Smart Parking Management
Smart parking management is a data-driven system that uses sensors, connectivity, and software platforms to monitor parking occupancy in real time and optimize allocation, guidance, payment, and enforcement across on-street and off-street parking assets.
Expanded Explanation
1. Technical Function and Core Characteristics
Smart parking management aggregates data from in-ground or overhead sensors, cameras, mobile applications, and payment terminals to detect parking space availability and vehicle presence. Central software platforms process this data and expose status, control, and reporting functions through dashboards and APIs.
These systems usually include real-time guidance signs or mobile interfaces, digital permitting and payment, automated access control, and license plate recognition for enforcement. They also maintain historical data repositories that support analytics on occupancy patterns, turnover, dwell time, and revenue.
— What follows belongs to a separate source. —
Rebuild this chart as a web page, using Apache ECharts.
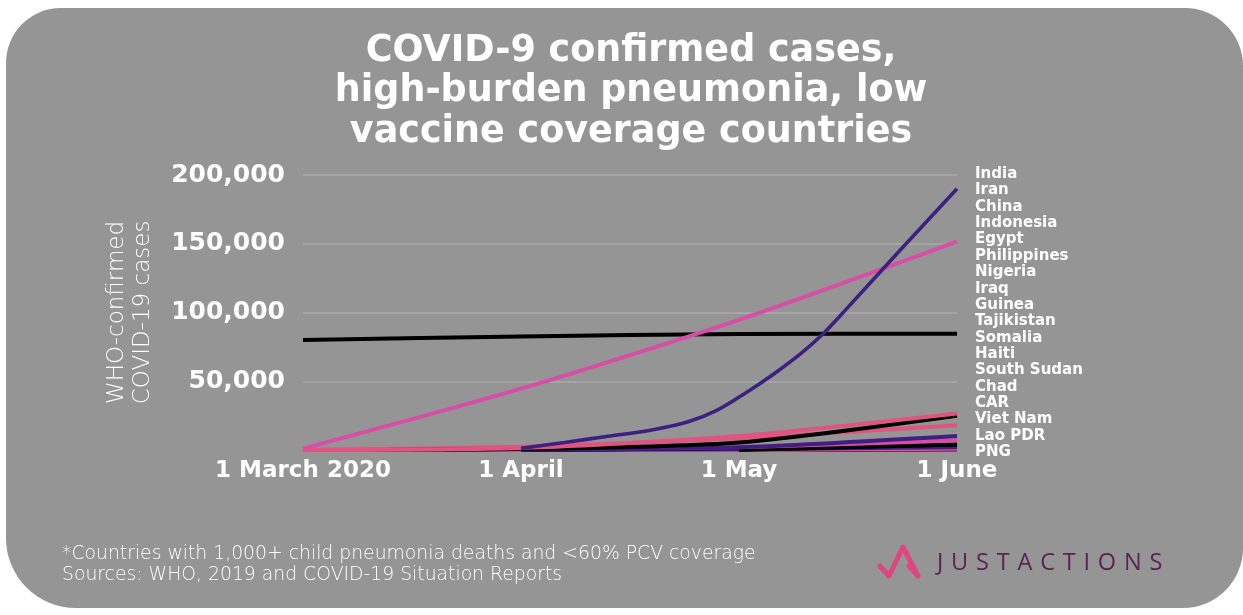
<!DOCTYPE html>
<html>
<head>
<meta charset="utf-8">
<script src="https://cdn.jsdelivr.net/npm/echarts@6/dist/echarts.min.js"></script>
<style>
  html, body { margin: 0; padding: 0; background: #fff; }
  #chart { width: 1243px; height: 615px; }
</style>
</head>
<body>
<div id="chart"></div>
<script>
// x tick labels, one per month start
const tickLabels = ['1 March 2020', '1 April', '1 May', '1 June'];
const monthDates = ['2020-03-01', '2020-04-01', '2020-05-01', '2020-06-01'];

const countries = ['India', 'Iran', 'China', 'Indonesia', 'Egypt', 'Philippines', 'Nigeria', 'Iraq', 'Guinea',
  'Tajikistan', 'Somalia', 'Haiti', 'South Sudan', 'Chad', 'CAR', 'Viet Nam', 'Lao PDR', 'PNG'];

const purple = '#3d2080';
const magenta = '#d84ea6';
const black = '#000000';
const coral = '#e0557f';
const lineColors = [purple, magenta, black, coral, black, coral, purple, magenta, black,
  black, purple, magenta, coral, black, purple, magenta, purple, black];

// India at more dates (steep curve)
const indiaDates = ['2020-04-01', '2020-04-07', '2020-04-13', '2020-04-19', '2020-04-24', '2020-04-28',
  '2020-05-02', '2020-05-06', '2020-05-10', '2020-05-13', '2020-05-16', '2020-05-24', '2020-06-01'];
const indiaCases = [1200, 5500, 10000, 14600, 20500, 29000,
  41700, 55500, 71000, 84700, 101000, 145800, 190000];

// monthly values: 1 Mar, 1 Apr, 1 May, 1 Jun (null = no cases reported yet)
const iranCases = [978, 44605, 94640, 151466];
const chinaCases = [79968, 82631, 84373, 84588];
const indonesiaCases = [0, 1528, 10118, 26473];
const egyptCases = [2, 710, 5537, 24985];
const philippinesCases = [3, 2311, 8488, 18086];
const nigeriaCases = [null, 174, 1932, 10162];
const iraqCases = [19, 694, 2085, 6868];
const guineaCases = [null, 22, 1495, 3844];
const tajikistanCases = [null, null, 15, 3930];
const somaliaCases = [null, 5, 601, 2089];
const haitiCases = [null, 15, 76, 2124];
const southSudanCases = [null, null, 35, 994];
const chadCases = [null, 5, 73, 790];
const carCases = [null, 3, 50, 1011];
const vietNamCases = [16, 212, 270, 328];
const laoCases = [null, 9, 19, 19];
const pngCases = [null, 1, 8, 8];

const monthly = [iranCases, chinaCases, indonesiaCases, egyptCases, philippinesCases, nigeriaCases, iraqCases,
  guineaCases, tajikistanCases, somaliaCases, haitiCases, southSudanCases, chadCases, carCases,
  vietNamCases, laoCases, pngCases];

// date -> position in months from 1 March
function monthPos(d) {
  const [y, m, day] = d.split('-').map(Number);
  const dim = new Date(y, m, 0).getDate();
  return (m - 3) + (day - 1) / dim;
}

function pairs(dates, vals) {
  const out = [];
  for (let i = 0; i < dates.length; i++) {
    if (vals[i] == null) continue;
    out.push([monthPos(dates[i]), vals[i]]);
  }
  return out;
}

const seriesData = [pairs(indiaDates, indiaCases)].concat(monthly.map(v => pairs(monthDates, v)));

const series = countries.map((name, i) => ({
  name: name,
  type: 'line',
  data: seriesData[i],
  smooth: i === 0 ? 0.3 : 0.25,
  symbol: 'none',
  z: 40 - i,
  color: lineColors[i],
  lineStyle: { color: lineColors[i], width: i === 0 ? 3.6 : 4 },
  emphasis: { disabled: true },
}));

const boldFont = 'DejaVu Sans';

const myChart = echarts.init(document.getElementById('chart'));
const option = {
  animation: false,
  backgroundColor: '#ffffff',
  graphic: [
    {
      type: 'rect',
      z: -10,
      shape: { x: 6, y: 8, width: 1237, height: 600, r: [55, 58, 60, 70] },
      style: { fill: '#959595' },
    },
    {
      type: 'text',
      z: 10,
      style: {
        x: 631,
        y: 31,
        text: 'COVID-9 confirmed cases,\nhigh-burden pneumonia, low\nvaccine coverage countries',
        textAlign: 'center',
        fill: '#ffffff',
        font: 'bold 36.5px "DejaVu Sans"',
        lineHeight: 40.5,
      },
    },
    {
      type: 'text',
      z: 10,
      style: {
        x: 62,
        y: 544,
        text: '*Countries with 1,000+ child pneumonia deaths and <60% PCV coverage\nSources: WHO, 2019 and COVID-19 Situation Reports',
        fill: '#ffffff',
        font: '200 18.8px "DejaVu Sans"',
        lineHeight: 21,
      },
    },
    {
      type: 'polyline',
      z: 10,
      shape: { points: [[880, 566], [889, 576], [903, 547], [918, 576], [909, 566]] },
      style: { stroke: '#e0457f', lineWidth: 5, fill: null, lineJoin: 'round', lineCap: 'round' },
    },
    {
      type: 'text',
      z: 10,
      style: {
        x: 937,
        y: 563,
        text: 'J\u2009\u2009U\u2009\u2009S\u2009\u2009T\u2009\u2009A\u2009\u2009C\u2009\u2009T\u2009\u2009I\u2009\u2009O\u2009\u2009N\u2009\u2009S',
        verticalAlign: 'middle',
        fill: '#5a2352',
        font: '23.5px "Open Sans"',
      },
    },
  ],
  grid: { left: 303, right: 286, top: 175, bottom: 165 },
  legend: {
    orient: 'vertical',
    left: 965,
    top: 161,
    icon: 'none',
    itemWidth: 0,
    itemHeight: 0,
    itemGap: 0,
    selectedMode: false,
    data: countries,
    textStyle: {
      color: '#ffffff',
      fontFamily: boldFont,
      fontWeight: 'bold',
      fontSize: 15,
      lineHeight: 16.35,
    },
  },
  xAxis: {
    type: 'value',
    min: 0,
    max: 3,
    interval: 1,
    axisLine: { show: false },
    axisTick: { show: false },
    splitLine: { show: false },
    axisLabel: {
      color: '#ffffff',
      fontFamily: boldFont,
      fontWeight: 'bold',
      fontSize: 23,
      margin: 10,
      formatter: v => tickLabels[Math.round(v)],
    },
  },
  yAxis: {
    type: 'value',
    min: 0,
    max: 200000,
    interval: 50000,
    name: 'WHO-confirmed\nCOVID-19 cases',
    nameLocation: 'middle',
    nameRotate: 90,
    nameGap: 147,
    nameTextStyle: {
      color: '#ffffff',
      fontFamily: 'DejaVu Sans',
      fontWeight: 200,
      fontSize: 23,
      lineHeight: 26,
    },
    axisLine: { show: false },
    axisTick: { show: false },
    splitLine: { lineStyle: { color: '#ababab', width: 1.5 } },
    axisLabel: {
      color: '#ffffff',
      fontFamily: boldFont,
      fontWeight: 'bold',
      fontSize: 25,
      margin: 18,
      formatter: v => (v === 0 ? '' : v.toLocaleString('en-US')),
    },
  },
  series: series,
};

option && myChart.setOption(option);
</script>
</body>
</html>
2. Enterprise Usage and Architectural Context
Enterprises and municipalities deploy smart parking management as part of urban mobility programs, campus operations, and commercial real estate portfolios. Architectures commonly use Internet of Things (IoT) gateways, cloud or hybrid back ends, and integration with identity, payment, and traffic management systems.
Parking platforms interface with enterprise resource planning, customer experience, and facilities management tools through standardized APIs and event streams. Security teams align these deployments with policies for data protection, network segmentation, and logging across sensor networks and cloud services.
3. Related or Adjacent Technologies
Smart parking management relates to broader intelligent transportation systems, including connected vehicle services, traffic signal control, and Mobility-as-a-Service (MaaS) platforms. It also connects with urban IoT infrastructure for street lighting, environmental monitoring, and public safety systems.
Core enabling technologies include wireless sensor networks, computer vision, edge computing, and mobile payment systems. Data platforms and analytics tools support anomaly detection, capacity planning, and compliance reporting across parking operations.
4. Business and Operational Significance
Organizations use smart parking management to increase utilization of parking assets, standardize pricing and policy enforcement, and reduce manual processes in operations and compliance. Real-time occupancy data supports planning decisions for capacity, contracts, and infrastructure investment.
Integrated digital payment and permitting streamline revenue collection and reduce leakage. For public authorities, these systems also support targets related to congestion management, access control, and environmental objectives by coordinating parking policies with broader transport strategies.